Among the 1,101 cable and satellite subscribers who responded to the survey, 81 percent said there is too much violence on TV, while 73 percent found excessive foul language and 75 percent believed that too much sex is shown. Additionally, 76 percent of those surveyed said on-screen humor is too sexually explicit.

As such, 61 percent of parents maintain their kids can't safely watch TV without supervision, and two-thirds think the medium does a poor job of reinforcing what they teach their progeny.

Those situations are apparently conducive to engendering individual TV experiences. In homes with children 18 or younger, content compels 53 percent of respondents to watch boxes in separate rooms. In homes without kids under 18, 38 percent of respondents watch TV apart from other household members.
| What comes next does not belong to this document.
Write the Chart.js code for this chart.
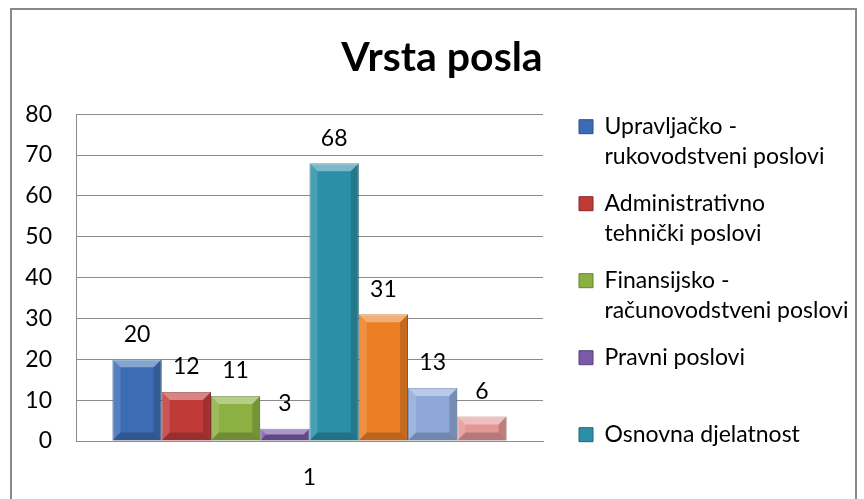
<!DOCTYPE html>
<html>
<head>
<meta charset="utf-8">
<script src="https://cdn.jsdelivr.net/npm/chart.js@4.4.1/dist/chart.umd.min.js"></script>
<style>
  html, body { margin: 0; padding: 0; background: #fff; overflow: hidden; }
  canvas { display: block; }
</style>
</head>
<body>
<canvas id="chart" width="864" height="499"></canvas>
<script>
const categories = ["1"];
const seriesNames = [
  "Upravljačko - rukovodstveni poslovi",
  "Administrativno tehnički poslovi",
  "Finansijsko - računovodstveni poslovi",
  "Pravni poslovi",
  "Osnovna djelatnost",
  "Serija 6",
  "Serija 7",
  "Serija 8"
];
const seriesValues = [20, 12, 11, 3, 68, 31, 13, 6];
const legendLines = [
  ["Upravljačko -", "rukovodstveni poslovi"],
  ["Administrativno", "tehnički poslovi"],
  ["Finansijsko -", "računovodstveni poslovi"],
  ["Pravni poslovi", ""],
  ["Osnovna djelatnost"]
];
const yTicks = [0, 10, 20, 30, 40, 50, 60, 70, 80];

const fills = ["#3c6db4", "#c03a38", "#8cb042", "#7a5aa6", "#2b8fa7", "#ec7f24", "#8ea9d9", "#e29897"];
const edges = ["#2a5089", "#8e2624", "#66832c", "#563f7a", "#1d6a7c", "#b55d16", "#6580b0", "#b36a69"];
const GRID = "#8c8c8c";
const FONT = "Lato";

Chart.defaults.font.family = FONT;
Chart.defaults.color = "#000";

// outer frame of the excel chart object
const frame = {
  id: "frame",
  afterDraw(chart) {
    const ctx = chart.ctx;
    ctx.save();
    ctx.strokeStyle = "#898989";
    ctx.lineWidth = 2;
    ctx.strokeRect(11, 9, 845, chart.height + 10);
    ctx.restore();
  }
};

// bevel look like the excel bars
const bevel = {
  id: "bevel",
  afterDatasetsDraw(chart) {
    const ctx = chart.ctx;
    chart.data.datasets.forEach((ds, i) => {
      chart.getDatasetMeta(i).data.forEach((bar) => {
        const p = bar.getProps(["x", "y", "base", "width"], true);
        const l = p.x - p.width / 2, r = p.x + p.width / 2;
        const t = Math.min(p.y, p.base), b = Math.max(p.y, p.base);
        const d = Math.min(8, (b - t) / 2);
        const face = (pts, fill) => {
          ctx.beginPath();
          ctx.moveTo(pts[0][0], pts[0][1]);
          pts.slice(1).forEach((q) => ctx.lineTo(q[0], q[1]));
          ctx.closePath();
          ctx.fillStyle = fill;
          ctx.fill();
        };
        ctx.save();
        face([[l, t], [r, t], [r - d, t + d], [l + d, t + d]], "rgba(255,255,255,0.38)");
        face([[l, t], [l + d, t + d], [l + d, b - d], [l, b]], "rgba(255,255,255,0.14)");
        face([[r, t], [r, b], [r - d, b - d], [r - d, t + d]], "rgba(0,0,0,0.16)");
        face([[l, b], [l + d, b - d], [r - d, b - d], [r, b]], "rgba(0,0,0,0.2)");
        ctx.restore();
      });
    });
  }
};

const valueLabels = {
  id: "valueLabels",
  afterDatasetsDraw(chart) {
    const ctx = chart.ctx;
    ctx.save();
    ctx.font = "23px " + FONT;
    ctx.fillStyle = "#000";
    ctx.textAlign = "center";
    ctx.textBaseline = "middle";
    chart.data.datasets.forEach((ds, i) => {
      chart.getDatasetMeta(i).data.forEach((bar, j) => {
        ctx.fillText(String(ds.data[j]), bar.x, bar.y - 25);
      });
    });
    ctx.restore();
  }
};

// legend sits a bit away from the plot, like in excel
const legendPlacer = {
  id: "legendPlacer",
  afterInit(chart) {
    const lg = chart.legend;
    const fit = lg.fit;
    lg.fit = function () {
      this.maxHeight = chart.height;
      fit.call(this);
      this.width = 321;
    };
  },
  afterLayout(chart) {
    const lg = chart.legend;
    lg.left = chart.chartArea.right + 19;
    lg.right = lg.left + lg.width;
    lg.top = chart.chartArea.top - 16;
    lg.bottom = chart.height;
    lg.height = lg.bottom - lg.top;
  }
};

const datasets = seriesNames.map((name, i) => ({
  label: name,
  data: [seriesValues[i]],
  backgroundColor: fills[i],
  borderColor: edges[i],
  borderWidth: 1,
  categoryPercentage: 0.844,
  barPercentage: 1.0
}));

new Chart(document.getElementById("chart"), {
  type: "bar",
  data: { labels: categories, datasets: datasets },
  options: {
    responsive: false,
    animation: false,
    layout: { padding: { left: 20, right: 0, top: 0, bottom: 0 } },
    plugins: {
      title: {
        display: true,
        text: "Vrsta posla",
        color: "#000",
        font: { family: FONT, size: 41, weight: "bold", lineHeight: 1.2 },
        padding: { top: 33, bottom: 32 }
      },
      legend: {
        position: "right",
        align: "start",
        labels: {
          boxWidth: 14,
          boxHeight: 14,
          padding: 17,
          color: "#000",
          font: { family: FONT, size: 23, lineHeight: 30 / 23 },
          generateLabels(chart) {
            return chart.data.datasets.slice(0, legendLines.length).map((ds, i) => ({
              text: legendLines[i],
              fillStyle: ds.backgroundColor,
              strokeStyle: ds.borderColor,
              lineWidth: 1,
              hidden: false,
              datasetIndex: i
            }));
          }
        }
      },
      tooltip: { enabled: false }
    },
    scales: {
      x: {
        grid: { display: false, drawTicks: false },
        border: { display: true, color: GRID, width: 1 },
        ticks: { font: { size: 23 }, color: "#000", padding: 23 },
        afterFit(scale) { scale.height = 58; }
      },
      y: {
        min: 0,
        max: 80,
        grid: { color: GRID, drawTicks: false },
        border: { color: GRID, width: 1 },
        ticks: { font: { size: 23 }, color: "#000", padding: 24 },
        afterBuildTicks(scale) { scale.ticks = yTicks.map((v) => ({ value: v })); },
        afterFit(scale) { scale.width = 56; }
      }
    }
  },
  plugins: [frame, bevel, valueLabels, legendPlacer]
});
</script>
</body>
</html>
All told, 50 percent of adults ages 25 to 54 and 56 percent of those over 18 watch TV on their own.

Yet, watching TV with the family is a high priority among survey participants — 63 percent of parents indicate that it is extremely important to watch shows with their children, and 88 percent with kids under 18 at home would like to see more wholesome fare.

"We expected to hear that more people wanted family-friendly programming and that parents are concerned that there is too much sex and violence and inappropriate language on television," U.S. Hallmark Channel CEO Margaret Loesch said. "What surprised us was how many people are watching television in different rooms and that it was not a lifestyle thing, but rather content-driven.

"It also validates our mission that a large number of people are looking for content that can pull families together for co-viewing," she said.

As for the network side of the survey, 76 percent and 74 percent of respondents view Hallmark Hall of Fame
or Hallmark Entertainment events as "entertaining" and of "high quality." Two-thirds expressed interest in watching Hallmark Channel based on their perception of the brand, while 55 percent indicated they would consider switching their cable or satellite service to get the network.

The telephone survey, which used random-digit dialing, was conducted between Feb. 15 and 25; 1,101 U.S. cable and satellite subscribers were interviewed. The margin of error for total respondents was plus or minus 3.1 percent.